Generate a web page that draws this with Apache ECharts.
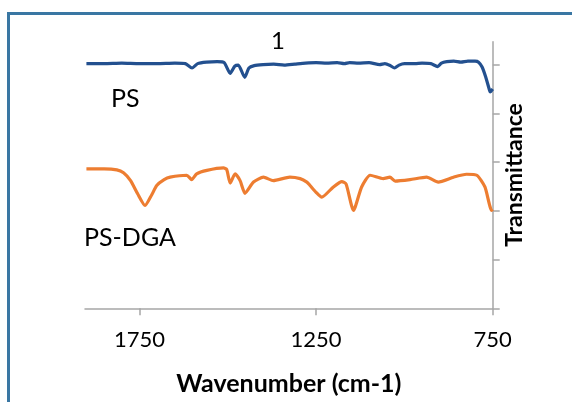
<!DOCTYPE html>
<html>
<head>
<meta charset="utf-8">
<script src="https://cdn.jsdelivr.net/npm/echarts@6/dist/echarts.min.js"></script>
<style>
  html, body { margin: 0; padding: 0; background: #fff; }
  #contain { width: 572px; height: 402px; }
</style>
</head>
<body>
<div id="contain"></div>
<script>
// PS spectrum (wavenumber cm-1, transmittance in arbitrary offset units)
var psWavenumber = [1900, 1850, 1800, 1750, 1700, 1650, 1620, 1601, 1585, 1560, 1530, 1510, 1493, 1480, 1470, 1452, 1440, 1425, 1400, 1370, 1340, 1310, 1280, 1250, 1220, 1190, 1170, 1155, 1130, 1100, 1070, 1055, 1040, 1028, 1015, 1000, 970, 950, 925, 906, 895, 880, 860, 840, 820, 800, 790, 780, 770, 760, 757, 750];
var psValue = [5.02, 5.02, 5.03, 5.02, 5.02, 5.03, 5.02, 4.93, 5.02, 5.05, 5.06, 5.04, 4.82, 4.97, 4.99, 4.74, 4.93, 4.98, 5.00, 5.01, 4.99, 5.01, 5.03, 5.04, 5.03, 5.04, 5.02, 5.04, 5.03, 5.04, 5.00, 5.02, 4.98, 4.93, 4.99, 5.02, 5.02, 5.03, 5.02, 4.96, 5.03, 5.06, 5.07, 5.05, 5.07, 5.07, 5.05, 4.95, 4.75, 4.50, 4.44, 4.50];

// PS-DGA spectrum
var dgaWavenumber = [1900, 1850, 1814, 1795, 1775, 1755, 1734, 1715, 1701, 1680, 1663, 1616, 1602, 1588, 1559, 1512, 1503, 1493, 1479, 1465, 1451, 1427, 1399, 1371, 1324, 1295, 1276, 1267, 1250, 1234, 1201, 1177, 1165, 1144, 1121, 1097, 1060, 1041, 1026, 984, 937, 904, 861, 824, 795, 772, 753, 750];
var dgaValue = [2.86, 2.86, 2.84, 2.78, 2.62, 2.35, 2.11, 2.33, 2.52, 2.64, 2.69, 2.73, 2.64, 2.76, 2.83, 2.88, 2.85, 2.57, 2.76, 2.62, 2.36, 2.59, 2.69, 2.62, 2.69, 2.66, 2.59, 2.52, 2.38, 2.28, 2.49, 2.60, 2.55, 2.01, 2.49, 2.73, 2.66, 2.69, 2.61, 2.64, 2.69, 2.59, 2.69, 2.75, 2.73, 2.49, 2.01, 2.03];

var xTicks = [750, 1250, 1750];
var yTicks = [0, 1, 2, 3, 4, 5];

function pairs(xs, ys) {
    var out = [];
    for (var i = 0; i < xs.length; i++) {
        out.push([xs[i], ys[i]]);
    }
    return out;
}

var chart = echarts.init(document.getElementById('contain'));
var font = 'Lato, "Open Sans", sans-serif';

var option = {
    animation: false,
    title: {
        text: '1',
        left: 266,
        top: 24,
        textStyle: { fontFamily: font, fontSize: 24, fontWeight: 'normal', color: '#000' }
    },
    graphic: [
        {
            type: 'rect',
            shape: { x: 8.5, y: 13.5, width: 700, height: 500 },
            style: { fill: 'none', stroke: '#3a77a3', lineWidth: 3 },
            silent: true
        },
        {
            type: 'text', left: 111, top: 86,
            style: { text: 'PS', fontFamily: font, fontSize: 25, fill: '#000' }
        },
        {
            type: 'text', left: 84, top: 225,
            style: { text: 'PS-DGA', fontFamily: font, fontSize: 25, fill: '#000' }
        }
    ],
    grid: { left: 85, right: 79.3, top: 41.7, bottom: 93.7 },
    xAxis: {
        type: 'value',
        inverse: true,
        min: 750,
        max: 1904,
        interval: 500,
        name: 'Wavenumber (cm-1)',
        nameLocation: 'middle',
        nameGap: 63,
        nameTextStyle: { fontFamily: font, fontSize: 25, fontWeight: 'bold', color: '#000' },
        axisLine: { lineStyle: { color: '#a6a6a6', width: 1.5 } },
        axisTick: { inside: false, length: 7, customValues: xTicks, lineStyle: { color: '#a6a6a6', width: 1.5 } },
        axisLabel: {
            customValues: xTicks,
            margin: 21,
            fontFamily: font,
            fontSize: 22,
            color: '#000',
            formatter: function (v) { return String(v); }
        },
        splitLine: { show: false }
    },
    yAxis: {
        type: 'value',
        position: 'right',
        min: 0,
        max: 5.47,
        interval: 1,
        name: 'Transmittance',
        nameLocation: 'middle',
        nameRotate: 90,
        nameGap: 10,
        nameTextStyle: { fontFamily: font, fontSize: 23, fontWeight: 'bold', color: '#000' },
        axisLine: { show: true, onZero: false, lineStyle: { color: '#a6a6a6', width: 1.5 } },
        axisTick: { show: true, inside: false, length: 7, customValues: yTicks, lineStyle: { color: '#a6a6a6', width: 1.5 } },
        axisLabel: { show: false },
        splitLine: { show: false }
    },
    series: [
        {
            name: 'PS',
            type: 'line',
            data: pairs(psWavenumber, psValue),
            showSymbol: false,
            smooth: 0.2,
            lineStyle: { color: '#23508f', width: 3.2 }
        },
        {
            name: 'PS-DGA',
            type: 'line',
            data: pairs(dgaWavenumber, dgaValue),
            showSymbol: false,
            smooth: 0.2,
            lineStyle: { color: '#ed7d31', width: 3.2 }
        }
    ]
};
chart.setOption(option);
</script>
</body>
</html>
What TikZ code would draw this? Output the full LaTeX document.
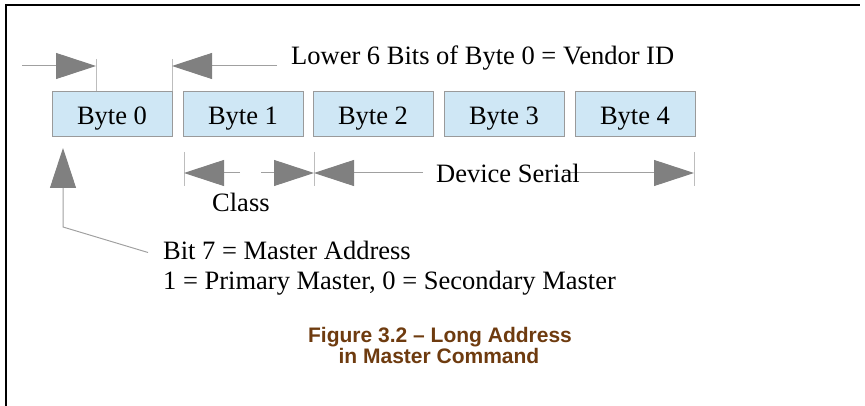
\documentclass[tikz,border=0pt]{standalone}
\usepackage{fontspec}
\setmainfont{Liberation Serif}
\newfontfamily\capfont{Liberation Sans}
\usetikzlibrary{arrows.meta}
\definecolor{boxfill}{HTML}{CFE7F5}
\definecolor{boxdraw}{HTML}{9A9A9A}
\definecolor{tipgray}{HTML}{808080}
\definecolor{linegray}{HTML}{A0A0A0}
\definecolor{tickgray}{HTML}{BDBDBD}
\definecolor{capbrown}{HTML}{6E3B0F}
\begin{document}
\begin{tikzpicture}[x=1pt,y=-1pt,
  bytebox/.style={draw=boxdraw, fill=boxfill, line width=1pt, minimum width=120pt,
    minimum height=45pt, inner sep=0pt, text height=21pt, text depth=0pt,
    font=\fontsize{26.5}{30}\selectfont},
  dimline/.style={draw=linegray, line width=1pt,
    -{Triangle[length=40pt,width=26pt,color=tipgray,fill=tipgray]}},
  tickline/.style={draw=tickgray, line width=1pt},
  lbl/.style={inner sep=0pt, font=\fontsize{26.5}{30}\selectfont},
  captxt/.style={inner sep=0pt, font=\capfont\bfseries\fontsize{21}{22}\selectfont,
    text=capbrown},
  frameline/.style={draw=black, line width=1.5pt}]
\useasboundingbox (0,0) rectangle (865,406);

% frame
\draw[frameline] (6,406) -- (6,5) -- (860,5);

% byte boxes
\node[bytebox] (b0) at (112,114.5) {Byte 0};
\node[bytebox] (b1) at (243,114.5) {Byte 1};
\node[bytebox] (b2) at (373,114.5) {Byte 2};
\node[bytebox] (b3) at (504,114.5) {Byte 3};
\node[bytebox] (b4) at (635,114.5) {Byte 4};

% vendor ID markers
\coordinate (v1t) at (96,59);
\coordinate (v1b) at (96,91);
\coordinate (v2t) at (172,59);
\coordinate (v2b) at (172,91);
\coordinate (v1s) at (22,66);
\coordinate (v1e) at (96,66);
\coordinate (v2s) at (277,66);
\coordinate (v2e) at (172,66);
\draw[tickline] (v1t) -- (v1b);
\draw[tickline] (v2t) -- (v2b);
\draw[dimline] (v1s) -- (v1e);
\draw[dimline] (v2s) -- (v2e);
\node[lbl, anchor=base west] (vendor) at (291,65) {Lower 6 Bits of Byte 0 = Vendor ID};

% class / device serial
\coordinate (t1t) at (184,152);
\coordinate (t1b) at (184,186);
\coordinate (t2t) at (314,152);
\coordinate (t2b) at (314,186);
\coordinate (t3t) at (694,152);
\coordinate (t3b) at (694,186);
\draw[tickline] (t1t) -- (t1b);
\draw[tickline] (t2t) -- (t2b);
\draw[tickline] (t3t) -- (t3b);
\coordinate (c1s) at (240,173);
\coordinate (c1e) at (184,173);
\coordinate (c2s) at (261,173);
\coordinate (c2e) at (314,173);
\coordinate (d1s) at (423,173);
\coordinate (d1e) at (314,173);
\coordinate (d2s) at (563,173);
\coordinate (d2e) at (694,173);
\draw[dimline] (c1s) -- (c1e);
\draw[dimline] (c2s) -- (c2e);
\draw[dimline] (d1s) -- (d1e);
\draw[dimline] (d2s) -- (d2e);
\node[lbl, anchor=base west] (serial) at (436,183) {Device Serial};
\node[lbl, anchor=base west] (class) at (212,212) {Class};

% bit 7 note
\node[lbl, anchor=base west] (bit7) at (163,259) {Bit 7 = Master Address};
\node[lbl, anchor=base west] (prim) at (163,290) {1 = Primary Master, 0 = Secondary Master};
\coordinate (m1) at (148,252.5);
\coordinate (m2) at (63,227);
\coordinate (m3) at (63,148);
\draw[dimline] (m1) -- (m2) -- (m3);

% caption
\node[captxt, anchor=base] (cap1) at (440,342) {Figure 3.2 – Long Address};
\node[captxt, anchor=base] (cap2) at (439,363) {in Master Command};
\end{tikzpicture}
\end{document}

==*==

* **What to work on**:
Filter out all lines lacking the word "this" and copy the rest.

* **Correct result**:
Generate a web page that draws this with Apache ECharts.
What TikZ code would draw this? Output the full LaTeX document.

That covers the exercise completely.